Indulging a Taste for Color

By Rose Gilbert

March 18, 2013 4 min read

Indulging a Taste for Color

Q: I love color! I wear it and live in it. At least, I did before I married my architect husband. He has very strong reactions to colors. If it's not black, white or gray, he says it's "too garish" and "in bad taste." Maybe you can help by writing about people who have good taste and also love color?

A: In a New York minute! There's not enough space in this column to list all the world's tastemakers who have championed the use of intensive colors in home interiors.

So I'll start with Jamie Drake, a highly regarded interior designer-to-the-carriage-set who not only decorates with great colors, he also wears them! Check out his website, drakedesignassociates.com, and see him in a bright red suit! And look over his portfolio of rooms while you're there: They attest to Jamie's deft hand with fun, sometimes surprising, and always beautiful colors.

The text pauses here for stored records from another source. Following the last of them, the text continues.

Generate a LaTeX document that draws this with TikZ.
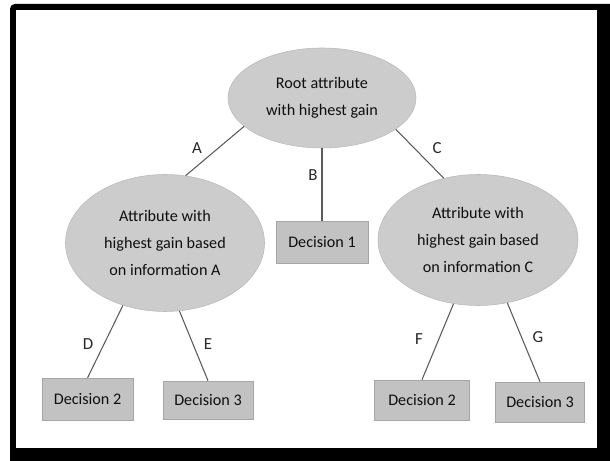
\documentclass[tikz,border=0pt]{standalone}
\definecolor{ovalGray}{RGB}{204, 204, 204}
\definecolor{ovalEdge}{RGB}{186, 186, 186}
\definecolor{boxGray}{RGB}{194, 194, 194}
\definecolor{boxEdge}{RGB}{166, 166, 166}
\definecolor{branchGray}{RGB}{90, 90, 90}
\definecolor{textDark}{RGB}{15, 15, 15}
\usepackage{fontspec}
\setmainfont{Carlito}
\usepackage{tikz}
\usetikzlibrary{shapes,arrows,positioning,calc}

\begin{document}
\begin{tikzpicture}[
    attrNode/.style={ellipse,draw=ovalEdge,fill=ovalGray,inner sep=0pt,align=center,
        font=\fontsize{11.5}{19}\selectfont,text=textDark},
    decisionBox/.style={rectangle,draw=boxEdge,fill=boxGray,inner sep=0pt,
        font=\fontsize{11.5}{13}\selectfont,text=textDark},
    branchLabel/.style={font=\fontsize{12}{13}\selectfont,text=textDark!90},
    branch/.style={draw=branchGray,line width=0.75pt}
  ]
                \useasboundingbox (0,0) rectangle (15.25,11.525);
                
                % Frame with shadow
                \fill[black,rounded corners=0.12cm] (0.25,-0.3) rectangle (15.5,11.425);
                \fill[white] (0.4,0.325) rectangle (14.925,11.275);
                
                % Attribute ovals
                \node[attrNode,minimum width=4.7cm,minimum height=2.5cm] (root) at (8.05,9.075) {Root attribute\\with highest gain};
                \node[attrNode,minimum width=4.975cm,minimum height=3.425cm] (attrA) at (4.125,5.45) {Attribute with\\highest gain based\\on information A};
                \node[attrNode,minimum width=5cm,minimum height=3.275cm] (attrC) at (11.95,5.525) {Attribute with\\highest gain based\\on information C};
                
                % Decision boxes
                \node[decisionBox,minimum width=2.3cm,minimum height=1.05cm] (dec1) at (8.05,5.475) {Decision 1};
                \node[decisionBox,minimum width=2.275cm,minimum height=1.05cm] (decA2) at (2.19,1.55) {Decision 2};
                \node[decisionBox,minimum width=2.25cm,minimum height=0.95cm] (decA3) at (5.2,1.525) {Decision 3};
                \node[decisionBox,minimum width=2.375cm,minimum height=1cm] (decC2) at (10.55,1.525) {Decision 2};
                \node[decisionBox,minimum width=2.225cm,minimum height=1cm] (decC3) at (13.5,1.475) {Decision 3};
                
                % Branches
                \draw[branch] (root.200) -- (attrA.73);
                \draw[branch] (root.south) -- (dec1.north);
                \draw[branch] (root.337) -- (attrC.119);
                \draw[branch] (attrA.236) -- (decA2.north);
                \draw[branch] (attrA.282) -- (decA3.north);
                \draw[branch] (attrC.249) -- (decC2.north);
                \draw[branch] (attrC.295) -- (decC3.north);
                
                % Branch labels
                \node[branchLabel] (labA) at (4.925,7.825) {A};
                \node[branchLabel] (labB) at (7.825,7.15) {B};
                \node[branchLabel] (labC) at (10.925,7.825) {C};
                \node[branchLabel] (labD) at (2.2,2.925) {D};
                \node[branchLabel] (labE) at (5.2,2.925) {E};
                \node[branchLabel] (labF) at (10.475,3.05) {F};
                \node[branchLabel] (labG) at (13.45,3.1) {G};
\end{tikzpicture}
\end{document}
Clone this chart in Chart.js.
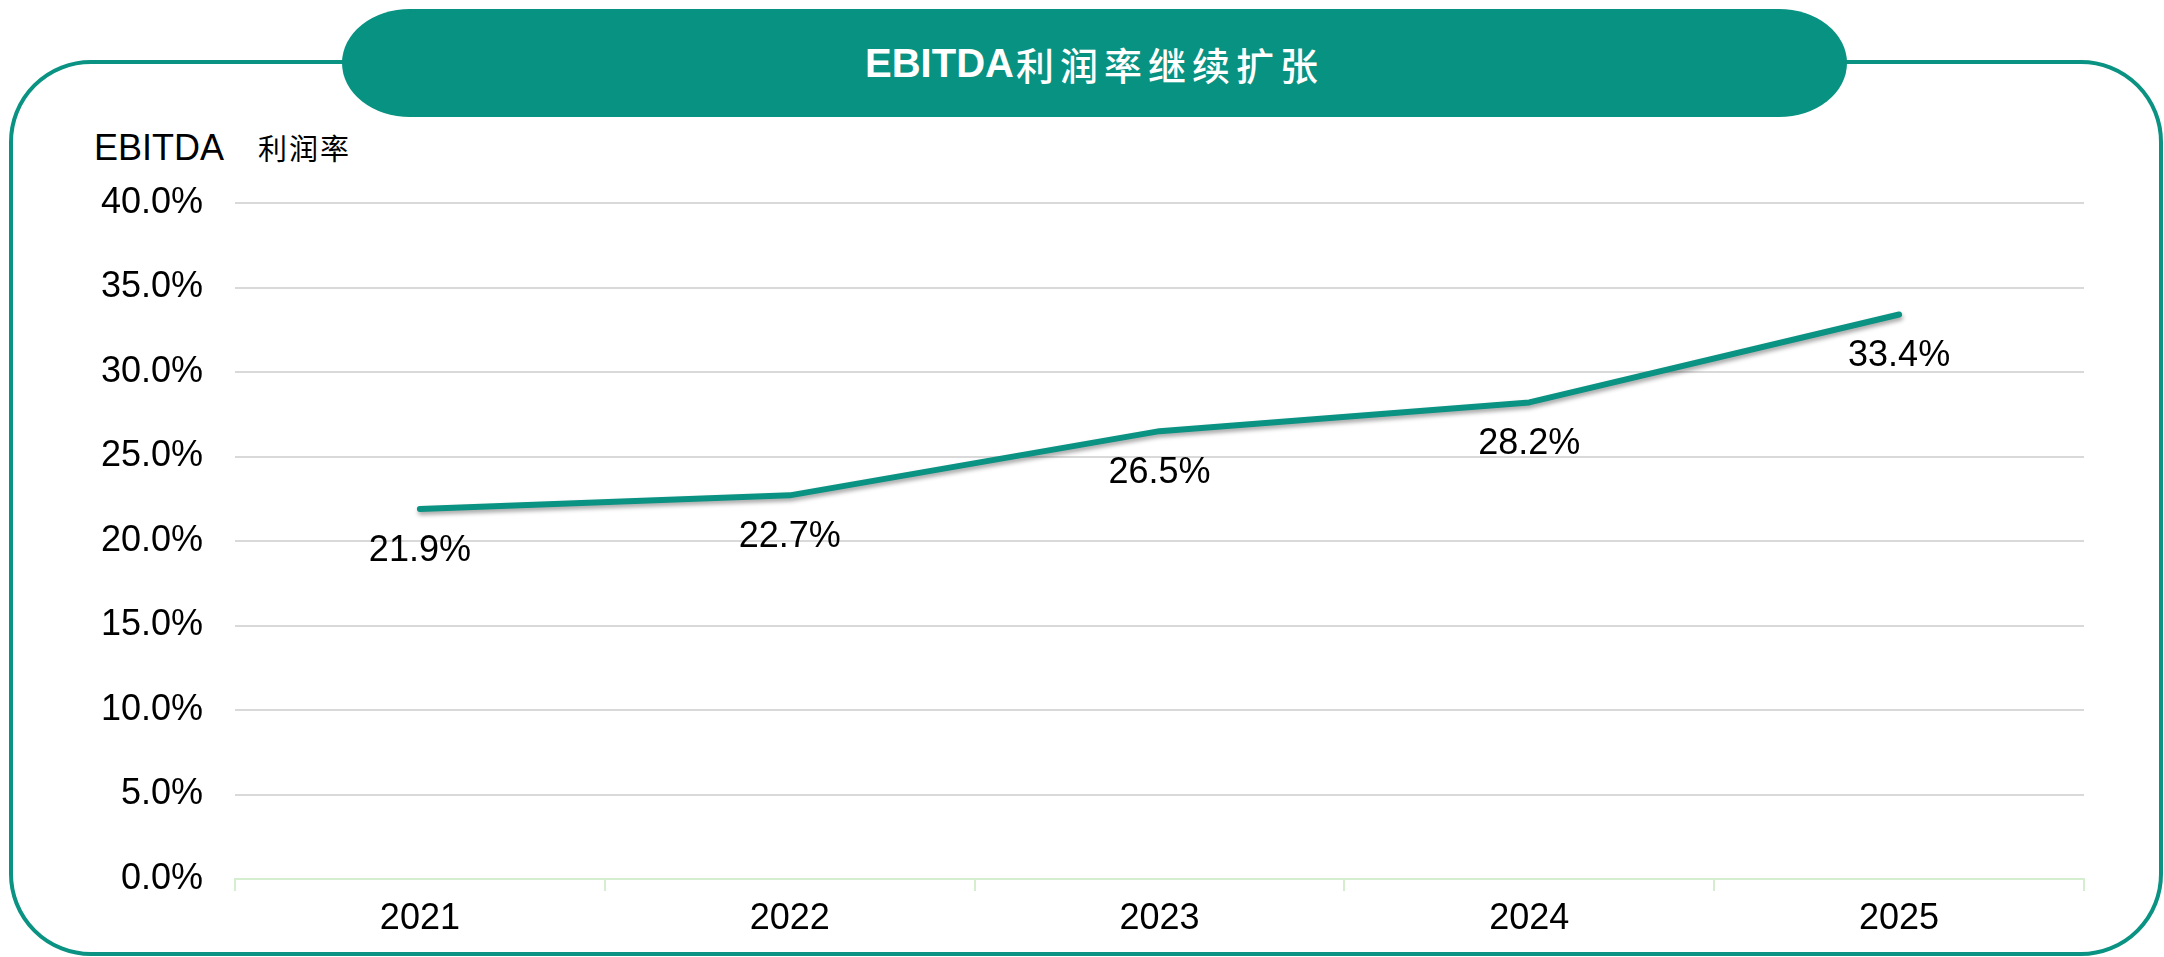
<!DOCTYPE html>
<html lang="zh">
<head>
<meta charset="UTF-8">
<title>EBITDA利润率继续扩张</title>
<script src="https://cdn.jsdelivr.net/npm/chart.js"></script>
<style>
  html, body { margin: 0; padding: 0; background: #fff; }
  body { width: 2164px; height: 957px; position: relative; overflow: hidden; font-family: "Liberation Sans", Arial, sans-serif; }
  .frame {
    position: absolute; left: 9px; top: 60px; width: 2146px; height: 888px;
    border: 4px solid #0a9282; border-radius: 82px;
  }
  .banner {
    position: absolute; left: 342px; top: 9px; width: 1505px; height: 108px;
    background: #089282; border-radius: 68px / 54px;
    color: #fff; display: flex; align-items: center; justify-content: center;
    font-size: 40px; font-weight: bold;
  }
  .banner .cjk { font-family: "Noto Sans CJK SC", sans-serif; font-weight: 500; letter-spacing: 6px; font-size: 38px; margin-left: 2px; }
  .ytitle {
    position: absolute; left: 94px; top: 125px; font-size: 36px; color: #000; line-height: 44px; white-space: nowrap;
  }
  .ytitle .cjk { font-family: "Noto Sans CJK SC", sans-serif; font-size: 29px; letter-spacing: 2px; margin-left: 34px; }
  .wrap { position: absolute; left: 0; top: 0; width: 2164px; height: 957px; }
</style>
</head>
<body>
<div class="frame"></div>
<div class="banner"><span>EBITDA</span><span class="cjk">利润率继续扩张</span></div>
<div class="ytitle">EBITDA<span class="cjk">利润率</span></div>
<div class="wrap"><canvas id="ebitdaChart"></canvas></div>

<script>
// chart data
const years = ['2021', '2022', '2023', '2024', '2025'];
const margins = [21.9, 22.7, 26.5, 28.2, 33.4];
const yTicks = [0, 5, 10, 15, 20, 25, 30, 35, 40];

const teal = '#0a9282';

Chart.defaults.font.family = '"Liberation Sans", Arial, sans-serif';
Chart.defaults.font.size = 36;
Chart.defaults.color = '#000';

// soft shadow under the line, like the original
const lineShadow = {
    id: 'lineShadow',
    beforeDatasetDraw(chart) {
        const ctx = chart.ctx;
        ctx.save();
        ctx.shadowColor = 'rgba(0,0,0,0.35)';
        ctx.shadowBlur = 4;
        ctx.shadowOffsetX = 1;
        ctx.shadowOffsetY = 3;
    },
    afterDatasetDraw(chart) {
        chart.ctx.restore();
    }
};

// value labels below each point
const valueLabels = {
    id: 'valueLabels',
    afterDatasetsDraw(chart) {
        const ctx = chart.ctx;
        const meta = chart.getDatasetMeta(0);
        ctx.save();
        ctx.font = '36px "Liberation Sans", Arial, sans-serif';
        ctx.fillStyle = '#000';
        ctx.textAlign = 'center';
        ctx.textBaseline = 'middle';
        meta.data.forEach((pt, i) => {
            ctx.fillText(margins[i].toFixed(1) + '%', pt.x, pt.y + 42);
        });
        ctx.restore();
    }
};

new Chart(document.getElementById('ebitdaChart'), {
    type: 'line',
    data: {
        labels: years,
        datasets: [{
            label: 'EBITDA 利润率',
            data: margins,
            borderColor: teal,
            borderWidth: 6,
            borderCapStyle: 'round',
            borderJoinStyle: 'round',
            pointRadius: 0,
            tension: 0,
            fill: false
        }]
    },
    options: {
        responsive: true,
        maintainAspectRatio: false,
        animation: false,
        layout: { padding: { left: 0, right: 80, top: 203, bottom: 0 } },
        plugins: {
            legend: { display: false },
            tooltip: { enabled: false }
        },
        scales: {
            x: {
                offset: true,
                afterFit: s => { s.height = 78; },
                grid: {
                    offset: true,
                    drawOnChartArea: false,
                    color: '#d6eed0',
                    lineWidth: 2,
                    tickLength: 12
                },
                border: { color: '#d6eed0', width: 2 },
                ticks: { padding: 6, maxRotation: 0 }
            },
            y: {
                min: 0,
                max: 40,
                afterFit: s => { s.width = 235; },
                afterBuildTicks: s => { s.ticks = yTicks.map(v => ({ value: v })); },
                grid: {
                    drawTicks: false,
                    lineWidth: 2,
                    color: c => c.tick && c.tick.value === 0 ? 'rgba(0,0,0,0)' : '#d9d9d9'
                },
                border: { display: false },
                ticks: {
                    padding: 32,
                    callback: v => v.toFixed(1) + '%'
                }
            }
        }
    },
    plugins: [lineShadow, valueLabels]
});
</script>
</body>
</html>
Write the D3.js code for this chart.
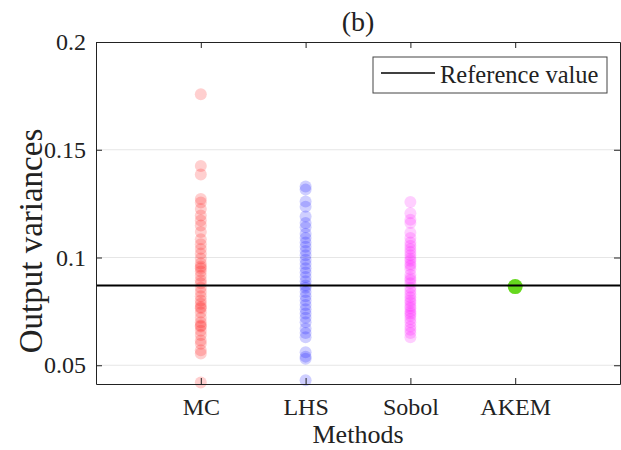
<!DOCTYPE html>
<html>
<head>
<meta charset="utf-8">
<script src="https://cdn.jsdelivr.net/npm/d3@7"></script>
<style>
  body { margin: 0; background: #fff; }
  text { font-family: "Liberation Serif", "Times New Roman", serif; fill: #222; }
</style>
</head>
<body>
<div id="chart"></div>
<script>
// Data
var methods = ["MC", "LHS", "Sobol", "AKEM"];
var yTicks = [0.05, 0.1, 0.15, 0.2];
var referenceValue = 0.087;

var mcValues = [0.1757, 0.1425, 0.1385, 0.1272, 0.1255, 0.1225, 0.1195, 0.1172, 0.1148, 0.1118,
  0.1085, 0.1062, 0.1040, 0.1018, 0.0995, 0.0972, 0.0958, 0.0950, 0.0935, 0.0915,
  0.0895, 0.0880, 0.0860, 0.0840, 0.0820, 0.0800, 0.0785, 0.0770, 0.0765, 0.0745,
  0.0720, 0.0700, 0.0685, 0.0680, 0.0660, 0.0640, 0.0615, 0.0600, 0.0570, 0.0555, 0.0420];
var lhsValues = [0.1330, 0.1315, 0.1260, 0.1235, 0.1190, 0.1160, 0.1140, 0.1110, 0.1090, 0.1070,
  0.1050, 0.1030, 0.1010, 0.0990, 0.0970, 0.0950, 0.0930, 0.0910, 0.0890, 0.0870,
  0.0860, 0.0840, 0.0820, 0.0800, 0.0780, 0.0760, 0.0740, 0.0720, 0.0700, 0.0670,
  0.0650, 0.0630, 0.0560, 0.0540, 0.0530, 0.0430];
var sobolValues = [0.1258, 0.1205, 0.1175, 0.1160, 0.1115, 0.1090, 0.1070, 0.1055, 0.1040, 0.1025,
  0.1010, 0.0995, 0.0985, 0.0970, 0.0960, 0.0945, 0.0920, 0.0905, 0.0895, 0.0880,
  0.0860, 0.0845, 0.0830, 0.0815, 0.0800, 0.0790, 0.0775, 0.0765, 0.0750, 0.0740,
  0.0730, 0.0715, 0.0700, 0.0680, 0.0665, 0.0650, 0.0630];
var akemValues = [0.0865];

var svgWidth = 621;
var svgHeight = 450;
var margin = { top: 42, right: 1, bottom: 66, left: 96 };
var width = svgWidth - margin.left - margin.right;
var height = svgHeight - margin.top - margin.bottom;

var svg = d3.select("#chart")
  .append("svg")
  .attr("width", svgWidth)
  .attr("height", svgHeight);

var chartGroup = svg.append("g")
  .attr("transform", `translate(${margin.left}, ${margin.top})`);

var xScale = d3.scaleLinear().domain([0, 5]).range([0, width]);
var yScale = d3.scaleLinear().domain([0.0413, 0.2]).range([height, 0]);

// grid lines
chartGroup.selectAll(".grid")
  .data(yTicks.filter(d => d < 0.2))
  .enter()
  .append("line")
  .attr("x1", 0)
  .attr("x2", width)
  .attr("y1", d => yScale(d))
  .attr("y2", d => yScale(d))
  .attr("stroke", "#e6e6e6")
  .attr("stroke-width", 1);

// scatter columns
var series = [
  { values: mcValues, color: "rgb(255,0,0)", r: 6, op: 0.19 },
  { values: lhsValues, color: "rgb(0,0,255)", r: 6, op: 0.19 },
  { values: sobolValues, color: "rgb(255,0,255)", r: 6, op: 0.19 },
  { values: akemValues, color: "rgb(102,216,30)", r: 7.5, op: 1 }
];

series.forEach(function(s, i) {
  chartGroup.append("g")
    .selectAll("circle")
    .data(s.values)
    .enter()
    .append("circle")
    .attr("cx", xScale(i + 1))
    .attr("cy", d => yScale(d))
    .attr("r", s.r)
    .attr("fill", s.color)
    .attr("fill-opacity", s.op);
});

// reference line
chartGroup.append("line")
  .attr("x1", 0)
  .attr("x2", width)
  .attr("y1", yScale(referenceValue))
  .attr("y2", yScale(referenceValue))
  .attr("stroke", "#000")
  .attr("stroke-width", 2);

// axes (ticks inward, box on)
var bottomAxis = d3.axisBottom(xScale)
  .tickValues([1, 2, 3, 4])
  .tickFormat(d => methods[d - 1])
  .tickSizeInner(-6)
  .tickSizeOuter(0)
  .tickPadding(14);
var leftAxis = d3.axisLeft(yScale)
  .tickValues(yTicks)
  .tickFormat(d => d)
  .tickSizeInner(-6)
  .tickSizeOuter(0)
  .tickPadding(10);
var topAxis = d3.axisTop(xScale).tickValues([1, 2, 3, 4]).tickFormat("").tickSizeInner(-6).tickSizeOuter(0);
var rightAxis = d3.axisRight(yScale).tickValues(yTicks).tickFormat("").tickSizeInner(-6).tickSizeOuter(0);

var gx = chartGroup.append("g")
  .attr("transform", `translate(0, ${height})`)
  .call(bottomAxis);
var gy = chartGroup.append("g").call(leftAxis);
var gt = chartGroup.append("g").call(topAxis);
var gr = chartGroup.append("g").attr("transform", `translate(${width}, 0)`).call(rightAxis);

[gx, gy, gt, gr].forEach(function(g) {
  g.select(".domain").attr("stroke", "#222").attr("stroke-width", 1);
  g.selectAll(".tick line").attr("stroke", "#222");
  g.selectAll(".tick text")
    .attr("font-family", "Liberation Serif, Times New Roman, serif")
    .attr("font-size", 24)
    .attr("fill", "#222");
});

// legend
var legend = chartGroup.append("g")
  .attr("transform", "translate(277, 15)");
legend.append("rect")
  .attr("width", 234)
  .attr("height", 36)
  .attr("fill", "#fff")
  .attr("stroke", "#444")
  .attr("stroke-width", 1);
legend.append("line")
  .attr("x1", 8)
  .attr("x2", 62)
  .attr("y1", 16)
  .attr("y2", 16)
  .attr("stroke", "#000")
  .attr("stroke-width", 1.5);
legend.append("text")
  .attr("x", 67)
  .attr("y", 26)
  .attr("font-size", 24.5)
  .text("Reference value");

// title and axis labels
svg.append("text")
  .attr("x", margin.left + width / 2)
  .attr("y", 31)
  .attr("text-anchor", "middle")
  .attr("font-size", 28)
  .text("(b)");

svg.append("text")
  .attr("x", margin.left + width / 2)
  .attr("y", 443)
  .attr("text-anchor", "middle")
  .attr("font-size", 26)
  .text("Methods");

svg.append("text")
  .attr("transform", "translate(42, 241) rotate(-90)")
  .attr("text-anchor", "middle")
  .attr("font-size", 33)
  .text("Output variances");
</script>
</body>
</html>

They are always tasteful, too. Jamie designs for bold-face names like Mayor Bloomberg of New York. In fact, be sure to tell your husband, Hizzoner tapped Jamie to supervise the redecoration of Gracie Mansion, the official home of New York's mayors. Bloomberg himself doesn't live there, but the lovely old mansion is always open to tourists who flock in to admire Jamie's uptake on traditional design.

The room we show here is also traditional with a colorful twist. Actually, it's the color — that unexpected turquoise blue — that gives the space its life and lift.

Other well-knowns down through design history have always worked in color.

Even Billy Baldwin, forever famous for his Baldwin brown walls, knew his way around the hot side of the palette: the screaming red "living room in hell" he created for Vogue editor Diana Vreeland is still a design classic.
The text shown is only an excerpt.